● **What the exercise asks**
Look for the line with "Emit a LaTeX" in the entries below, then extract that line and all lines after it exactly, with pictures left out.

● **Exercise material**
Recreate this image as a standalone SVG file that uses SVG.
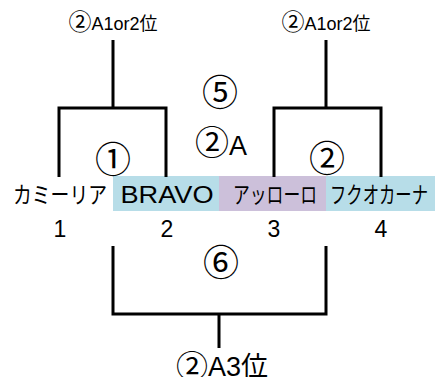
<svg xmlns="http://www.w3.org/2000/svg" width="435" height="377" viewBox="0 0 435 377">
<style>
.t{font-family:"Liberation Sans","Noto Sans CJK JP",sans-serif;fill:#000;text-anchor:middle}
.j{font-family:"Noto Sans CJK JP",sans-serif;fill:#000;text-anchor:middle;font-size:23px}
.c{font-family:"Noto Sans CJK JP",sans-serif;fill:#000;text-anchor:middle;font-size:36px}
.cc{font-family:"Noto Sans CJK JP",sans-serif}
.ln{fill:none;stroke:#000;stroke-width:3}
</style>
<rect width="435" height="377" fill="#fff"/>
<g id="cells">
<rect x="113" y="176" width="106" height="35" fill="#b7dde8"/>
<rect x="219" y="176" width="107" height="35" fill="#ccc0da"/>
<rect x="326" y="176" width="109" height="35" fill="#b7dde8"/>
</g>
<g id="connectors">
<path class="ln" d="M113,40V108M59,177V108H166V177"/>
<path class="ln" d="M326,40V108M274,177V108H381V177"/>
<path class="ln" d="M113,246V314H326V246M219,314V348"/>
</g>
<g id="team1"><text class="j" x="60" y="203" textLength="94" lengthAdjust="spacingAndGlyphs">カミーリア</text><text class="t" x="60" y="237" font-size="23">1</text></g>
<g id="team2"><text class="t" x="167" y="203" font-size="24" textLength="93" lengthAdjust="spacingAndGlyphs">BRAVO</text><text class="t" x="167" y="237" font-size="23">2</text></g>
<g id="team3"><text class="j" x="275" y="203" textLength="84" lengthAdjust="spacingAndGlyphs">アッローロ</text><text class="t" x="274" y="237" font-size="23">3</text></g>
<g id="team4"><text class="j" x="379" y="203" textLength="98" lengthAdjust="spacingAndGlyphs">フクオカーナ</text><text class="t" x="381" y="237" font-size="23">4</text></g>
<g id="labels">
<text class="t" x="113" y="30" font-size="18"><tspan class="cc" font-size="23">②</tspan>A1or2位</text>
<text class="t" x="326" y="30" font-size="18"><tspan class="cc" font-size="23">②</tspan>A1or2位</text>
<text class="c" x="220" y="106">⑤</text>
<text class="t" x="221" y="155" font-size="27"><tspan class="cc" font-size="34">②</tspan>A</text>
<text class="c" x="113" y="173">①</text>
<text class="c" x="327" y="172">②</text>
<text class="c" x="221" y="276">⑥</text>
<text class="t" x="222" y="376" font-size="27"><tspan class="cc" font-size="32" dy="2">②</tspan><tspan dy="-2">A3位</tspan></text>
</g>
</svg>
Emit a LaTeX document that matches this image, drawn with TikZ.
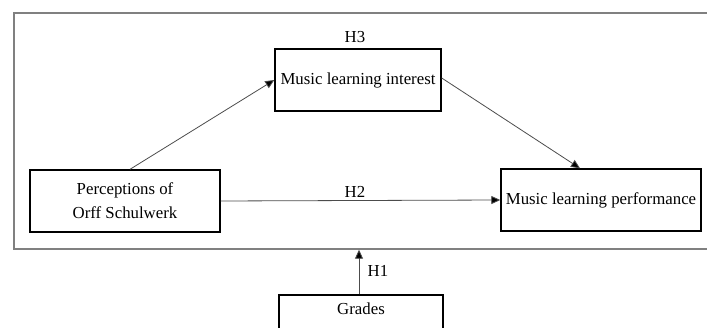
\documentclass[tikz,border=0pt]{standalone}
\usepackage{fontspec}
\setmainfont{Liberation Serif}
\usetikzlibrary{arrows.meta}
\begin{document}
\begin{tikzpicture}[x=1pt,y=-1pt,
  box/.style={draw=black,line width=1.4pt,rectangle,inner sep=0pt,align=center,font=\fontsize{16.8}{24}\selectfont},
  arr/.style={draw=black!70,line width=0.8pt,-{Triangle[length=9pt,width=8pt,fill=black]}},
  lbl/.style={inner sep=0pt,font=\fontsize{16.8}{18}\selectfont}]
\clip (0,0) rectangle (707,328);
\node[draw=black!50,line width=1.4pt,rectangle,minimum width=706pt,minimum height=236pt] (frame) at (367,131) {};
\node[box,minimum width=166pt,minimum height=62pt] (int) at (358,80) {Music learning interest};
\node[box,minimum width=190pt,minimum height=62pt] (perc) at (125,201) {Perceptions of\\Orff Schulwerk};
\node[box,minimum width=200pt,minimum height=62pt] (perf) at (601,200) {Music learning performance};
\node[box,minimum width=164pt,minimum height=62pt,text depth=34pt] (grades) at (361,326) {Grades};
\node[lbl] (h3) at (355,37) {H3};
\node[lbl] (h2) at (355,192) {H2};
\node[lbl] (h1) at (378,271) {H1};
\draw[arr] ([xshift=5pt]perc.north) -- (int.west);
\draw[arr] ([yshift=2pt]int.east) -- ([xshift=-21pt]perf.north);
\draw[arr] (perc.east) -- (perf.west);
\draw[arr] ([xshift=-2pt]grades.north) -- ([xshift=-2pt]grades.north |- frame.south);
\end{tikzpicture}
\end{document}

● **Output for this exercise**
Emit a LaTeX document that matches this image, drawn with TikZ.
\documentclass[tikz,border=0pt]{standalone}
\usepackage{fontspec}
\setmainfont{Liberation Serif}
\usetikzlibrary{arrows.meta}
\begin{document}
\begin{tikzpicture}[x=1pt,y=-1pt,
  box/.style={draw=black,line width=1.4pt,rectangle,inner sep=0pt,align=center,font=\fontsize{16.8}{24}\selectfont},
  arr/.style={draw=black!70,line width=0.8pt,-{Triangle[length=9pt,width=8pt,fill=black]}},
  lbl/.style={inner sep=0pt,font=\fontsize{16.8}{18}\selectfont}]
\clip (0,0) rectangle (707,328);
\node[draw=black!50,line width=1.4pt,rectangle,minimum width=706pt,minimum height=236pt] (frame) at (367,131) {};
\node[box,minimum width=166pt,minimum height=62pt] (int) at (358,80) {Music learning interest};
\node[box,minimum width=190pt,minimum height=62pt] (perc) at (125,201) {Perceptions of\\Orff Schulwerk};
\node[box,minimum width=200pt,minimum height=62pt] (perf) at (601,200) {Music learning performance};
\node[box,minimum width=164pt,minimum height=62pt,text depth=34pt] (grades) at (361,326) {Grades};
\node[lbl] (h3) at (355,37) {H3};
\node[lbl] (h2) at (355,192) {H2};
\node[lbl] (h1) at (378,271) {H1};
\draw[arr] ([xshift=5pt]perc.north) -- (int.west);
\draw[arr] ([yshift=2pt]int.east) -- ([xshift=-21pt]perf.north);
\draw[arr] (perc.east) -- (perf.west);
\draw[arr] ([xshift=-2pt]grades.north) -- ([xshift=-2pt]grades.north |- frame.south);
\end{tikzpicture}
\end{document}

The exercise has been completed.